Когда мать входила в комнату, казалось, вместе с ней врывался сквозняк. Непоседливая, взбалмошная, противоречивая, она всех заражала своей энергией и даже в самых безнадежных ситуациях не вешала нос. Судьба обрушила на мать страшные удары, от которых любой мужик зашатается, а она выстояла, и улыбка, как символ несгибаемости, никогда не исчезала с ее лица. Многие завидовали ее оптимизму (и даже внешности), посмеивались над ее странностями, смелыми, необычными поступками; некоторые называли ее «чокнутой», «полоумной»; кое-кто попросту издевался над ней… Да что там! — у нас ведь всегда травили тех, кто отстаивал свое «я». Но мать выстояла, и ее пример поддерживал меня в трудные минуты; она вселила в меня, быть может, самое ценное — жизнестойкость, умение выжимать максимум из своего положения.
После самоубийства отца улыбка матери потускнела, после гибели моей «заколдованной» сестры (она решила «полетать» и бросилась вниз с нашей лоджии на Кронштадтском бульваре) — стала смутной, усталой.
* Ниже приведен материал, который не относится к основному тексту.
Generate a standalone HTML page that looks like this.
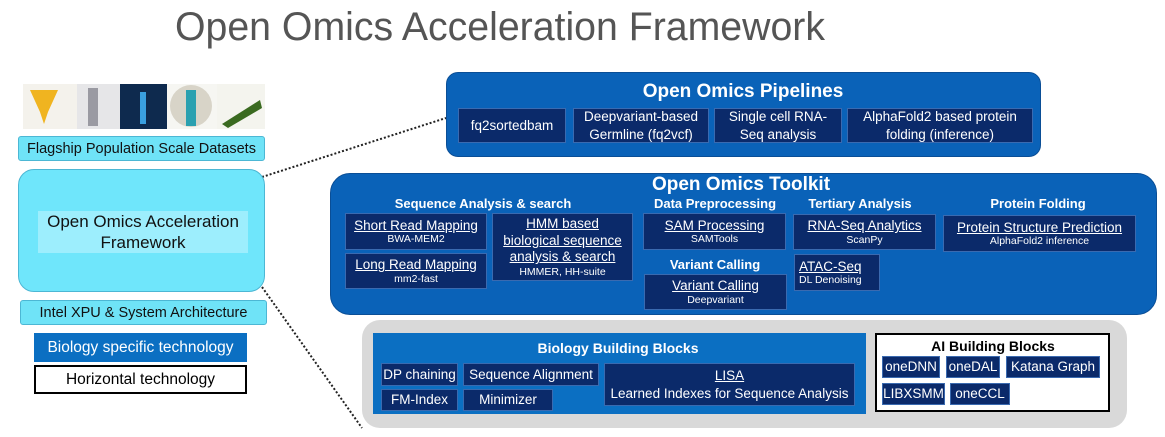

К семидесяти годам, после инсультов, когда мать часто заговаривалась, гримасы на ее лице лишь отдаленно напоминали прежнюю лучезарность, но ничто не сломило ее дух — она и умерла с улыбкой.
Яснее ясного — чтобы иметь свободу духа, надо быть личностью… Мать всего добилась самостоятельно, без всякой поддержки; она — единственная женщина, кто в нашем захолустье изучил стенографию и машинопись, и, несмотря на множество преград, вернулась на родину, добилась прописки, а позднее и квартиры. Она никогда ни перед кем не унижалась и всю жизнь отстаивала справедливость, а когда ей было плоховато, вспоминала светлые минуты жизни — их было немного, но все-таки они были. В общем, такие сумасшедшие, как мать (а у нее, действительно, иногда бывали нервные срывы и даже сдвиги разума, и однажды она недолго лежала в больнице), занимают в мире особое, возвышенное место. Я догадывался об этом еще при ее жизни, но окончательно понял, когда она умерла, когда с ее смертью и мне открылись ворота на Тот Свет.